*Task brief:* Reproduce the listing exactly and skip over any pictures.

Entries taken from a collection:
+===+
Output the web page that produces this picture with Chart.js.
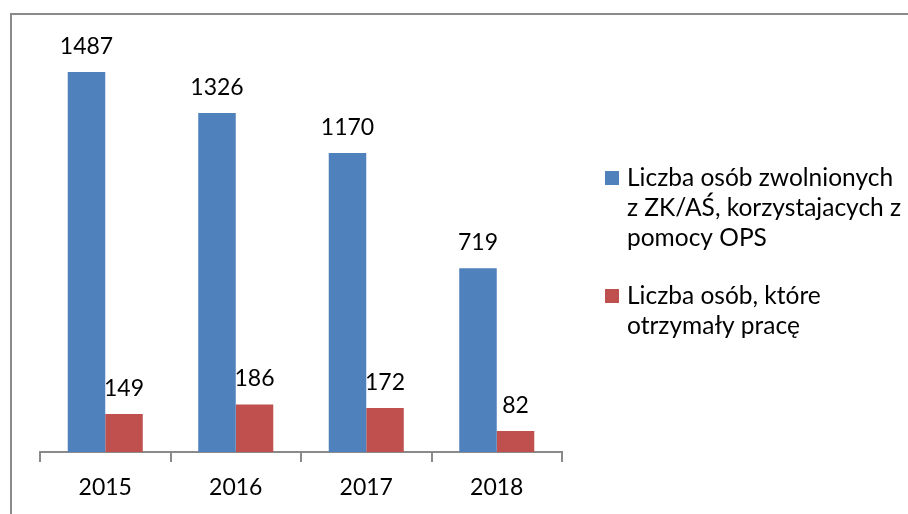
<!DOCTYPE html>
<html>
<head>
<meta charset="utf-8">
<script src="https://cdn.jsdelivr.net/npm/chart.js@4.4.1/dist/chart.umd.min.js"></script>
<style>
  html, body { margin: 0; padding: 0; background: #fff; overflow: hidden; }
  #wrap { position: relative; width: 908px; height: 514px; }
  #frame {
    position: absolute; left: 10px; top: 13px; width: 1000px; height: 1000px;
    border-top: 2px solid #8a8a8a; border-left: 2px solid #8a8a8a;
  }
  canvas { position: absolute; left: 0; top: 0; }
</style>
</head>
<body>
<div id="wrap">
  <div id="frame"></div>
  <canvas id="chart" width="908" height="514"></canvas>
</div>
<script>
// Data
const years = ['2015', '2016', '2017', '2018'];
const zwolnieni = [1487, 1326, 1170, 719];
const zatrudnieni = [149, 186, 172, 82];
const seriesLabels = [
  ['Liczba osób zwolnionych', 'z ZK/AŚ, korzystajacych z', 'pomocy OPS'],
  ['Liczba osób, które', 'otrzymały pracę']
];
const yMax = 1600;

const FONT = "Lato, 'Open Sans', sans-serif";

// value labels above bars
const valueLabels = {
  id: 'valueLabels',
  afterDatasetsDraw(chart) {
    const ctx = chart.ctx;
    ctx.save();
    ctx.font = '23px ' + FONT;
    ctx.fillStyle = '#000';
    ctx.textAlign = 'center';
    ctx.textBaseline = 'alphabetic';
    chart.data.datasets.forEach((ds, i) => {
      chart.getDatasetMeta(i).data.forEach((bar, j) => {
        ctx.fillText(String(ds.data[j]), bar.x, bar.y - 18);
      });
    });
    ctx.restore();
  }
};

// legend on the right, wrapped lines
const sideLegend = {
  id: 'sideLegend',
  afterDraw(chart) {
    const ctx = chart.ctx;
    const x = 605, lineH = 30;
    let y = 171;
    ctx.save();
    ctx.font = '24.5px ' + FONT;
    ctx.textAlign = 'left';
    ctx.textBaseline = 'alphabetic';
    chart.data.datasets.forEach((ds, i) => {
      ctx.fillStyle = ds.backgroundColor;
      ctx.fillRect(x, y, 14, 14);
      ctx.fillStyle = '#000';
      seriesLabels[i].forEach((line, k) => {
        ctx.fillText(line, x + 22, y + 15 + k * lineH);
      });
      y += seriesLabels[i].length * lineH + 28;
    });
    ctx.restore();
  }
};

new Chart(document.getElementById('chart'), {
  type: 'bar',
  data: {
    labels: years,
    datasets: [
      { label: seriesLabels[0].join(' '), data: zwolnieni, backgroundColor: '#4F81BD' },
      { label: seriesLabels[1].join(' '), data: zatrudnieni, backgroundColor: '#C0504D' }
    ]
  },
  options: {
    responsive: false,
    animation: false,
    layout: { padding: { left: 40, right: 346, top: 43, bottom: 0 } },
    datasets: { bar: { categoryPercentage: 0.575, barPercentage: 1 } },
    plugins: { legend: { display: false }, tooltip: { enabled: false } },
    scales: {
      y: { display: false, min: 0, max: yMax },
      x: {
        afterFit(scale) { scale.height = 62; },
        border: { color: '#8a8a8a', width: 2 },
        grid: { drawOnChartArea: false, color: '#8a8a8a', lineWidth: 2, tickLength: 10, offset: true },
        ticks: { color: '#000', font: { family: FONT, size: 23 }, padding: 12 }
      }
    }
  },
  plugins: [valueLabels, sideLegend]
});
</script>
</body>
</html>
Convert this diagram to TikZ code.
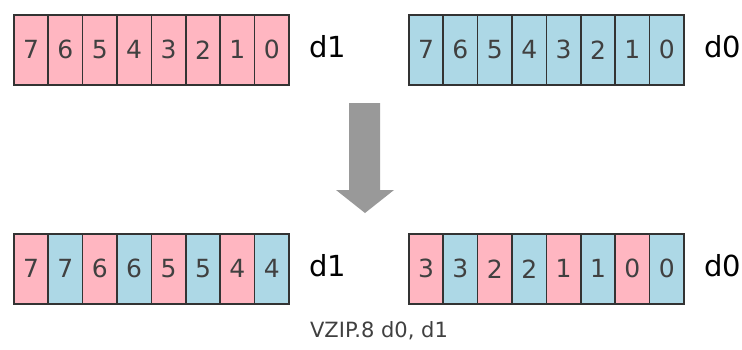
+===+
*Task response:*
Output the web page that produces this picture with Chart.js.
<!DOCTYPE html>
<html>
<head>
<meta charset="utf-8">
<script src="https://cdn.jsdelivr.net/npm/chart.js@4.4.1/dist/chart.umd.min.js"></script>
<style>
  html, body { margin: 0; padding: 0; background: #fff; overflow: hidden; }
  #wrap { position: relative; width: 908px; height: 514px; }
  #frame {
    position: absolute; left: 10px; top: 13px; width: 1000px; height: 1000px;
    border-top: 2px solid #8a8a8a; border-left: 2px solid #8a8a8a;
  }
  canvas { position: absolute; left: 0; top: 0; }
</style>
</head>
<body>
<div id="wrap">
  <div id="frame"></div>
  <canvas id="chart" width="908" height="514"></canvas>
</div>
<script>
// Data
const years = ['2015', '2016', '2017', '2018'];
const zwolnieni = [1487, 1326, 1170, 719];
const zatrudnieni = [149, 186, 172, 82];
const seriesLabels = [
  ['Liczba osób zwolnionych', 'z ZK/AŚ, korzystajacych z', 'pomocy OPS'],
  ['Liczba osób, które', 'otrzymały pracę']
];
const yMax = 1600;

const FONT = "Lato, 'Open Sans', sans-serif";

// value labels above bars
const valueLabels = {
  id: 'valueLabels',
  afterDatasetsDraw(chart) {
    const ctx = chart.ctx;
    ctx.save();
    ctx.font = '23px ' + FONT;
    ctx.fillStyle = '#000';
    ctx.textAlign = 'center';
    ctx.textBaseline = 'alphabetic';
    chart.data.datasets.forEach((ds, i) => {
      chart.getDatasetMeta(i).data.forEach((bar, j) => {
        ctx.fillText(String(ds.data[j]), bar.x, bar.y - 18);
      });
    });
    ctx.restore();
  }
};

// legend on the right, wrapped lines
const sideLegend = {
  id: 'sideLegend',
  afterDraw(chart) {
    const ctx = chart.ctx;
    const x = 605, lineH = 30;
    let y = 171;
    ctx.save();
    ctx.font = '24.5px ' + FONT;
    ctx.textAlign = 'left';
    ctx.textBaseline = 'alphabetic';
    chart.data.datasets.forEach((ds, i) => {
      ctx.fillStyle = ds.backgroundColor;
      ctx.fillRect(x, y, 14, 14);
      ctx.fillStyle = '#000';
      seriesLabels[i].forEach((line, k) => {
        ctx.fillText(line, x + 22, y + 15 + k * lineH);
      });
      y += seriesLabels[i].length * lineH + 28;
    });
    ctx.restore();
  }
};

new Chart(document.getElementById('chart'), {
  type: 'bar',
  data: {
    labels: years,
    datasets: [
      { label: seriesLabels[0].join(' '), data: zwolnieni, backgroundColor: '#4F81BD' },
      { label: seriesLabels[1].join(' '), data: zatrudnieni, backgroundColor: '#C0504D' }
    ]
  },
  options: {
    responsive: false,
    animation: false,
    layout: { padding: { left: 40, right: 346, top: 43, bottom: 0 } },
    datasets: { bar: { categoryPercentage: 0.575, barPercentage: 1 } },
    plugins: { legend: { display: false }, tooltip: { enabled: false } },
    scales: {
      y: { display: false, min: 0, max: yMax },
      x: {
        afterFit(scale) { scale.height = 62; },
        border: { color: '#8a8a8a', width: 2 },
        grid: { drawOnChartArea: false, color: '#8a8a8a', lineWidth: 2, tickLength: 10, offset: true },
        ticks: { color: '#000', font: { family: FONT, size: 23 }, padding: 12 }
      }
    }
  },
  plugins: [valueLabels, sideLegend]
});
</script>
</body>
</html>
Convert this diagram to TikZ code.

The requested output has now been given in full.